Why did you choose Fulham [over Newcastle]?
Well, I like the manager. I think you sign for the manager. Sometimes I don't think you sign for the club. I think you sign for the person who runs the club. And he's a very genial man, very warm, very honest. His name was Bill Dodgin. Bill Dodgin Senior... Newcastle offered me terms. I could have gone to Newcastle as a professional and I was absolutely punked myself on Newcastle United... And yet for some reason I decided to go and leave it. Simply because I think at the time Newcastle were always buying big name players and the local boy never seemed to get a chance. And I was a local boy.
Presenter asks
Is it true that you learned that you were sacked [from Fulham] by a newspaper, first of all?
Yes, it was, yes. Which was unheard of at Fulham, I must say. I mean, that really made me most unhappy, and I was very bitter about it, and very sad. I was a bit disillusioned at the time, but there it is, that's the tough game it is sometimes.
Presenter asks
Why [did you take] on the job of manager of England?

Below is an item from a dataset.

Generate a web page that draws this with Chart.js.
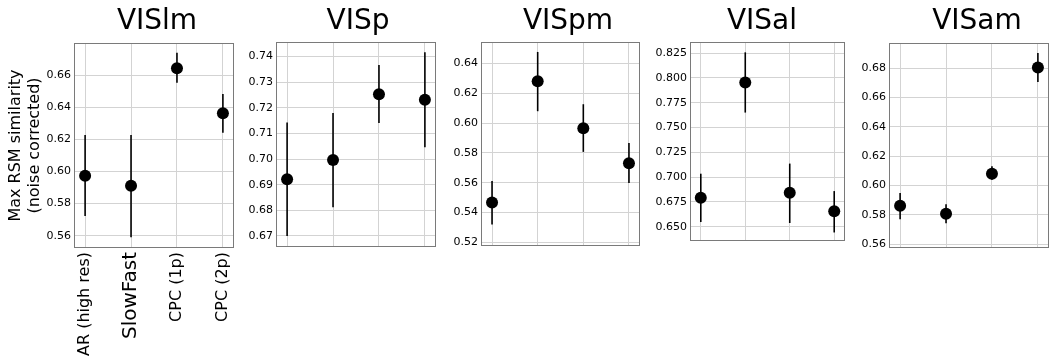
<!DOCTYPE html>
<html>
<head>
<meta charset="utf-8">
<script src="https://cdn.jsdelivr.net/npm/chart.js@4.4.1/dist/chart.umd.min.js"></script>
<style>
  html, body { margin: 0; padding: 0; background: #fff; width: 1052px; height: 363px; overflow: hidden; }
  .panel { position: absolute; top: 0; }
  .title {
    position: absolute; top: 6px; width: 160px; margin-left: -80px;
    text-align: center; font: 28px/28px 'DejaVu Sans', sans-serif; color: #000;
  }
</style>
</head>
<body>
<script>
// models on the x axis (only labelled on the first panel)
const categories = ['AR (high res)', 'SlowFast', 'CPC (1p)', 'CPC (2p)'];
const areaNames = ['VISlm', 'VISp', 'VISpm', 'VISal', 'VISam'];

// mean and error bar ends
const visLmMean = [0.5973, 0.5911, 0.6642, 0.6362];
const visLmLow  = [0.5723, 0.5590, 0.6552, 0.6241];
const visLmHigh = [0.6227, 0.6227, 0.6739, 0.6482];

const visPMean = [0.6921, 0.6996, 0.7252, 0.7231];
const visPLow  = [0.6700, 0.6812, 0.7140, 0.7046];
const visPHigh = [0.7142, 0.7179, 0.7366, 0.7416];

const visPmMean = [0.5467, 0.6281, 0.5966, 0.5730];
const visPmLow  = [0.5320, 0.6080, 0.5807, 0.5598];
const visPmHigh = [0.5611, 0.6478, 0.6127, 0.5866];

const visAlMean = [0.6791, 0.7953, 0.6842, 0.6655];
const visAlLow  = [0.6547, 0.7650, 0.6537, 0.6442];
const visAlHigh = [0.7034, 0.8257, 0.7136, 0.6859];

const visAmMean = [0.5862, 0.5807, 0.6080, 0.6804];
const visAmLow  = [0.5770, 0.5742, 0.6039, 0.6705];
const visAmHigh = [0.5948, 0.5871, 0.6131, 0.6902];

// y tick labels per panel
const visLmTicks = [0.56, 0.58, 0.60, 0.62, 0.64, 0.66];
const visPTicks  = [0.67, 0.68, 0.69, 0.70, 0.71, 0.72, 0.73, 0.74];
const visPmTicks = [0.52, 0.54, 0.56, 0.58, 0.60, 0.62, 0.64];
const visAlTicks = [0.650, 0.675, 0.700, 0.725, 0.750, 0.775, 0.800, 0.825];
const visAmTicks = [0.56, 0.58, 0.60, 0.62, 0.64, 0.66, 0.68];

// axis limits per panel
const visLmRange = [0.553, 0.6793];
const visPRange  = [0.6661, 0.7452];
const visPmRange = [0.5182, 0.6538];
const visAlRange = [0.6366, 0.8351];
const visAmRange = [0.558, 0.6964];

const FONT = 'DejaVu Sans';
const H = 363;

// draw the box round the plot, like matplotlib spines
const frame = {
  id: 'frame',
  beforeDatasetsDraw(chart) {
    const a = chart.chartArea;
    const c = chart.ctx;
    c.save();
    c.strokeStyle = '#7a7a7a';
    c.lineWidth = 1;
    c.strokeRect(Math.round(a.left) - 0.5, Math.round(a.top) - 0.5,
      Math.round(a.right - a.left) + 1, Math.round(a.bottom - a.top) + 1);
    c.restore();
  }
};

function makePanel(i, mean, low, high, ticks, range, box, titleX) {
  const [left, right, top, bottom] = box;
  const yw = i === 0 ? 75 : 48;
  const width = right - left + yw + 2;

  const div = document.createElement('div');
  div.className = 'panel';
  div.style.left = (left - yw) + 'px';
  div.style.width = width + 'px';
  const cv = document.createElement('canvas');
  cv.width = width;
  cv.height = H;
  div.appendChild(cv);
  document.body.appendChild(div);

  const t = document.createElement('div');
  t.className = 'title';
  t.style.left = titleX + 'px';
  t.textContent = areaNames[i];
  document.body.appendChild(t);

  const datasets = [{
    data: mean.map((m, k) => ({ x: k, y: m })),
    pointRadius: 6,
    pointHoverRadius: 6,
    pointBackgroundColor: '#000',
    pointBorderWidth: 0,
    showLine: false
  }];
  // error bars: one small two-point line per model
  mean.forEach((m, k) => {
    datasets.push({
      data: [{ x: k, y: low[k] }, { x: k, y: high[k] }],
      showLine: true,
      borderColor: '#000',
      borderWidth: 1.6,
      pointRadius: 0
    });
  });

  const decimals = i === 3 ? 3 : 2;

  new Chart(cv, {
    type: 'scatter',
    data: { datasets },
    plugins: [frame],
    options: {
      responsive: false,
      animation: false,
      layout: { padding: { left: 0, right: 2, top: top, bottom: 0 } },
      plugins: {
        legend: { display: false },
        tooltip: { enabled: false }
      },
      scales: {
        x: {
          type: 'linear',
          min: -0.22,
          max: 3.22,
          afterBuildTicks: s => { s.ticks = categories.map((c, k) => ({ value: k })); },
          afterFit: s => {
            s.height = H - bottom;
            s.paddingLeft = 0;
            s.paddingRight = 0;
          },
          border: { display: false },
          grid: { color: '#d3d3d3', lineWidth: 1, drawTicks: false },
          ticks: {
            display: i === 0,
            autoSkip: false,
            minRotation: 90,
            maxRotation: 90,
            padding: 5,
            color: '#000',
            font: c => ({ family: FONT, size: c.index === 1 ? 20 : 16 }),
            callback: v => categories[v]
          }
        },
        y: {
          min: range[0],
          max: range[1],
          afterBuildTicks: s => { s.ticks = ticks.map(v => ({ value: v })); },
          afterFit: s => { s.width = yw; },
          border: { display: false },
          grid: { color: '#d3d3d3', lineWidth: 1, drawTicks: false },
          ticks: {
            padding: 4,
            color: '#000',
            font: { family: FONT, size: 11 },
            callback: v => v.toFixed(decimals)
          },
          title: {
            display: i === 0,
            text: ['Max RSM similarity', '(noise corrected)'],
            color: '#000',
            font: { family: FONT, size: 16 },
            padding: { top: 6, bottom: 0 }
          }
        }
      }
    }
  });
}

// [plotLeft, plotRight, plotTop, plotBottom] in pixels, then title centre
makePanel(0, visLmMean, visLmLow, visLmHigh, visLmTicks, visLmRange, [75, 237, 44, 247], 157);
makePanel(1, visPMean, visPLow, visPHigh, visPTicks, visPRange, [277, 439, 43, 246], 358);
makePanel(2, visPmMean, visPmLow, visPmHigh, visPmTicks, visPmRange, [482, 643, 43, 245], 568);
makePanel(3, visAlMean, visAlLow, visAlHigh, visAlTicks, visAlRange, [691, 848, 43, 240], 762);
makePanel(4, visAmMean, visAmLow, visAmHigh, visAmTicks, visAmRange, [890, 1052, 44, 247], 977);
</script>
</body>
</html>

Well, I didn't need a change. I must say that... But there was a time when you have to go maybe, you know. And I'd been there fourteen years and the offer was maybe too good to turn down. I think the only job only comes to you once in your lifetime. I think if you return it down it never comes again. It is the most prestigious job in my profession. It is the most important in spite of all the difficulties and the irritations...
Presenter asks
How conscious are you of [English soccer's tarnished reputation]?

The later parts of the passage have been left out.